* _Collected data_:
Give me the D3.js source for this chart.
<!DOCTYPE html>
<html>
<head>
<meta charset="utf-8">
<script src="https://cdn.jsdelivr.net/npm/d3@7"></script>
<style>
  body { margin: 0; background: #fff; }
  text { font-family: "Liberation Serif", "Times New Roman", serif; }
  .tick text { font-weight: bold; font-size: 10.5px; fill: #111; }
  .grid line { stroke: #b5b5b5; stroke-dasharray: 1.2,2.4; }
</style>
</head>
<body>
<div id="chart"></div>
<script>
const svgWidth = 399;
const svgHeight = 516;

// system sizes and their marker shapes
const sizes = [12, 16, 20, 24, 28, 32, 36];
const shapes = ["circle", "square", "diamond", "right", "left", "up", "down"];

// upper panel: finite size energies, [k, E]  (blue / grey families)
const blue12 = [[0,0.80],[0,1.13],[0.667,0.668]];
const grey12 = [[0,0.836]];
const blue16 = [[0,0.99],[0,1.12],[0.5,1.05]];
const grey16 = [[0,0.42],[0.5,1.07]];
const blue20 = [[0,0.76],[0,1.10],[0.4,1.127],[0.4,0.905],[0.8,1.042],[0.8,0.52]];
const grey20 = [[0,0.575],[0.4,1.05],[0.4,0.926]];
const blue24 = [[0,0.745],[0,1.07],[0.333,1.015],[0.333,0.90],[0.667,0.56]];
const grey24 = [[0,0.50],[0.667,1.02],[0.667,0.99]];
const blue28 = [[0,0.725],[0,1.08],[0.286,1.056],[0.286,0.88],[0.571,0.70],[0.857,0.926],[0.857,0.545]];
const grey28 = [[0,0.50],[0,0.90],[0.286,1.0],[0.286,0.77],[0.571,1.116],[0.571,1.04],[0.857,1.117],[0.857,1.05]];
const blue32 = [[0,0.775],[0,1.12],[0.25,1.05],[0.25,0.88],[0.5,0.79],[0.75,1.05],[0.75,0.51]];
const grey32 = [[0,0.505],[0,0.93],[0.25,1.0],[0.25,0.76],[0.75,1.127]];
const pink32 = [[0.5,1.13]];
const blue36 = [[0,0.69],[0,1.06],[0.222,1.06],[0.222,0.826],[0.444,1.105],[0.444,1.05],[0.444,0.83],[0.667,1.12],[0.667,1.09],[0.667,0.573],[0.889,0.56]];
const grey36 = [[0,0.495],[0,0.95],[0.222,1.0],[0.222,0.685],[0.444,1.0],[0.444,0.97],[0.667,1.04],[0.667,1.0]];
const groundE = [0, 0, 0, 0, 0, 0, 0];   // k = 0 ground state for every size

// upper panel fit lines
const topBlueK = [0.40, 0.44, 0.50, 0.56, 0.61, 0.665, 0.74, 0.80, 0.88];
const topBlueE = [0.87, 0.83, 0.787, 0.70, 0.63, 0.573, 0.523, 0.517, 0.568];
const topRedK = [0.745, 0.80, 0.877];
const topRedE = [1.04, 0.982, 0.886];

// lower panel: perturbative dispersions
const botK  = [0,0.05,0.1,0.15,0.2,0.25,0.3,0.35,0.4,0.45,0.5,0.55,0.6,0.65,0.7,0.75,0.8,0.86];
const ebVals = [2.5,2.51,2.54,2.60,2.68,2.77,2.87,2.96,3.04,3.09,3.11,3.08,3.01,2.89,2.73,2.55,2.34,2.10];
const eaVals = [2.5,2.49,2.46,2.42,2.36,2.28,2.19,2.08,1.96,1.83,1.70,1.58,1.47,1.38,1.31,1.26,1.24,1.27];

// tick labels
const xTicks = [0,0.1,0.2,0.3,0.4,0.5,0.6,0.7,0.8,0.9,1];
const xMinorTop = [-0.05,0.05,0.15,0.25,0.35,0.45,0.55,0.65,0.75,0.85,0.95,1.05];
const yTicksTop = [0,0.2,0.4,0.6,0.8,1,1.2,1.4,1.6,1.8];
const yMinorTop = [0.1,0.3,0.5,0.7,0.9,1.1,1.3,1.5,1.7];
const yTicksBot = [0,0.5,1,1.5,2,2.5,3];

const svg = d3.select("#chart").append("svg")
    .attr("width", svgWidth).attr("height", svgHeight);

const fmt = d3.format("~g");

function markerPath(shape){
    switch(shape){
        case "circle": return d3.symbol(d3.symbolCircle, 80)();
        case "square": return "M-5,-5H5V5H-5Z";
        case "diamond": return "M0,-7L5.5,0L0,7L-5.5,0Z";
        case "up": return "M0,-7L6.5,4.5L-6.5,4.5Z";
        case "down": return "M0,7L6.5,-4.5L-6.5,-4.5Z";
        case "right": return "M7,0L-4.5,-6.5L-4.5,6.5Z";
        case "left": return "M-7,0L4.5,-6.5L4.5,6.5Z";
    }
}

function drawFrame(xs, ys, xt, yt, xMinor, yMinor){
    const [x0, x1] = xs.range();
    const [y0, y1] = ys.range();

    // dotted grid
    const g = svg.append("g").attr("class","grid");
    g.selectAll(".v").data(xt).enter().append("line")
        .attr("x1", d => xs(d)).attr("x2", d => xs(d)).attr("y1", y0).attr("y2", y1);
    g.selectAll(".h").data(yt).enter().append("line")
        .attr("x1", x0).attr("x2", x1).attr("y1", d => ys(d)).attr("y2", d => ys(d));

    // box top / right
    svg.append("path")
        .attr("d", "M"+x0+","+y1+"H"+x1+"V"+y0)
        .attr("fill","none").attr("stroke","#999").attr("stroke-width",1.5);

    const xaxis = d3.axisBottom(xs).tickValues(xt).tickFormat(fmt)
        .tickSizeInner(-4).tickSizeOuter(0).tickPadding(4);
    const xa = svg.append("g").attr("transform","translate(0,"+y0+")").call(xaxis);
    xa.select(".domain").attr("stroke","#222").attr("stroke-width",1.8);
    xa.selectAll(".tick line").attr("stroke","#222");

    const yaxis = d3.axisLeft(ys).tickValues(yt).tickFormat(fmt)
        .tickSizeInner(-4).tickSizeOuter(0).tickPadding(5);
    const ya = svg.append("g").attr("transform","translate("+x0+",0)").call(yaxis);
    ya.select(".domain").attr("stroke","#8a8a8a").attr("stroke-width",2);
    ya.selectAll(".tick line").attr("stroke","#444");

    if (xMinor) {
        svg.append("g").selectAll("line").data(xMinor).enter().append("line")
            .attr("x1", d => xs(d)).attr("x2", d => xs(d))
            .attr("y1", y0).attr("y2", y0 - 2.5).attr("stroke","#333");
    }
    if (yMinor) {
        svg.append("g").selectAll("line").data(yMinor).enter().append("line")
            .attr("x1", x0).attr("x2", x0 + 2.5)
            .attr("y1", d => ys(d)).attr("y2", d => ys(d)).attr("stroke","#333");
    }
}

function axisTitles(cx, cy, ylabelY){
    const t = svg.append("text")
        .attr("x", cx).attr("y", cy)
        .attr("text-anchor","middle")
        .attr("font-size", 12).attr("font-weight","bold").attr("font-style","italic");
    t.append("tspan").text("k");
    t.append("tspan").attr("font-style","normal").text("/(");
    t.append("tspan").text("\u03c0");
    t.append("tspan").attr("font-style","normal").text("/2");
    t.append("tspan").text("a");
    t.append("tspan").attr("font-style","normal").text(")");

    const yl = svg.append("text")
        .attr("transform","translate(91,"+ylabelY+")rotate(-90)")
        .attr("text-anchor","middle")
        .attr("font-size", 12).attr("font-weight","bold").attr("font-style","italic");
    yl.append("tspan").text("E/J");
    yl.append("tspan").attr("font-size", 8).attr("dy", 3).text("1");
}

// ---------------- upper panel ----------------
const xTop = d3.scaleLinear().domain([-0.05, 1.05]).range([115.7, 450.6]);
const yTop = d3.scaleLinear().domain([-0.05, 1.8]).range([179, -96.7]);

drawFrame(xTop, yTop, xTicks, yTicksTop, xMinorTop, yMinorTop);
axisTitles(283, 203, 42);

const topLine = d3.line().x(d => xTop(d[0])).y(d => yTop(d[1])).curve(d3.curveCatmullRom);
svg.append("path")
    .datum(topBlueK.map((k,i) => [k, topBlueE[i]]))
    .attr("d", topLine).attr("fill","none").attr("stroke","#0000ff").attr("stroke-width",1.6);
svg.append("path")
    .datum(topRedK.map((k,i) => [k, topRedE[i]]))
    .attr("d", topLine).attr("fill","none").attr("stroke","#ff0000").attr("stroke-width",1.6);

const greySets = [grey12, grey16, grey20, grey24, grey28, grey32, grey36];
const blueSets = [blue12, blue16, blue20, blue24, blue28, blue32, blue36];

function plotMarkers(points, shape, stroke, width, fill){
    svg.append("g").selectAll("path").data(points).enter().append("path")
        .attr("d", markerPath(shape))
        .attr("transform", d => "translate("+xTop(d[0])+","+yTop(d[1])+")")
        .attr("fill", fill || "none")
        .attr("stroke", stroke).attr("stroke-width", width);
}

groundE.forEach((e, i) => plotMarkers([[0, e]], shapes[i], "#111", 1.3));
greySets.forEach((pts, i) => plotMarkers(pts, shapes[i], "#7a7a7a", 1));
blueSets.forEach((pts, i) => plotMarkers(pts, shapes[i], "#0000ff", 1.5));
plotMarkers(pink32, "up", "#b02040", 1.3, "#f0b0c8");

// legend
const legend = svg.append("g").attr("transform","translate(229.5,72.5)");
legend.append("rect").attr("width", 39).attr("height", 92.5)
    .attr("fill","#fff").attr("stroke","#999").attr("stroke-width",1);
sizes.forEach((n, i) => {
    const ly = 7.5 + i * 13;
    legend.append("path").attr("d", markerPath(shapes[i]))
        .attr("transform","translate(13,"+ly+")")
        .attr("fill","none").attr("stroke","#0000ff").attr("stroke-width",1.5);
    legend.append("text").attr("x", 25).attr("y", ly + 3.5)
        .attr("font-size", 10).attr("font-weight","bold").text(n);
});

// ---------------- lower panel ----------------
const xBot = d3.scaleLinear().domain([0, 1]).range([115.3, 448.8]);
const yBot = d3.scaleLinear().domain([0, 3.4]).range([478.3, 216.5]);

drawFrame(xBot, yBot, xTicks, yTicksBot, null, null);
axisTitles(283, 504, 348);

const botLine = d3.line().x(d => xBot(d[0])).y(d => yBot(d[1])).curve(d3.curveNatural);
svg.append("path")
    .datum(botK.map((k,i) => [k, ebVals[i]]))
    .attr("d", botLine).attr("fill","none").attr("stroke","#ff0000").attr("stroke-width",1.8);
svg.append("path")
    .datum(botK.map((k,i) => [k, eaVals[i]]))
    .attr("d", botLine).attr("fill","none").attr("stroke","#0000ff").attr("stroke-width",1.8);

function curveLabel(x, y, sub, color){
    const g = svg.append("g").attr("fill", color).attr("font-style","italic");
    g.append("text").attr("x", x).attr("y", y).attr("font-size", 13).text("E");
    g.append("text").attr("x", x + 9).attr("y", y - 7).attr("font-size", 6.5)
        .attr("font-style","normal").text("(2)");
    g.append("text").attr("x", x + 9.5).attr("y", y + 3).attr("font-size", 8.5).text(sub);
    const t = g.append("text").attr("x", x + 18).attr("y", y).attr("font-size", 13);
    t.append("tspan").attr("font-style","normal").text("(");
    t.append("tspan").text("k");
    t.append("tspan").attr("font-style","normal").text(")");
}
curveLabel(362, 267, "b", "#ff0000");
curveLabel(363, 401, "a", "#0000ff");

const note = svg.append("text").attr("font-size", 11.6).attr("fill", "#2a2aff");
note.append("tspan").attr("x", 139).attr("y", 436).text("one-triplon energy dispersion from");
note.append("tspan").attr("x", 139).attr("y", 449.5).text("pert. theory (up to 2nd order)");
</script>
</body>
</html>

* _What you will do_: Look for lines containing the string "chart" and copy them all.

* _Solved exercise_:
Give me the D3.js source for this chart.
<div id="chart"></div>
const svg = d3.select("#chart").append("svg")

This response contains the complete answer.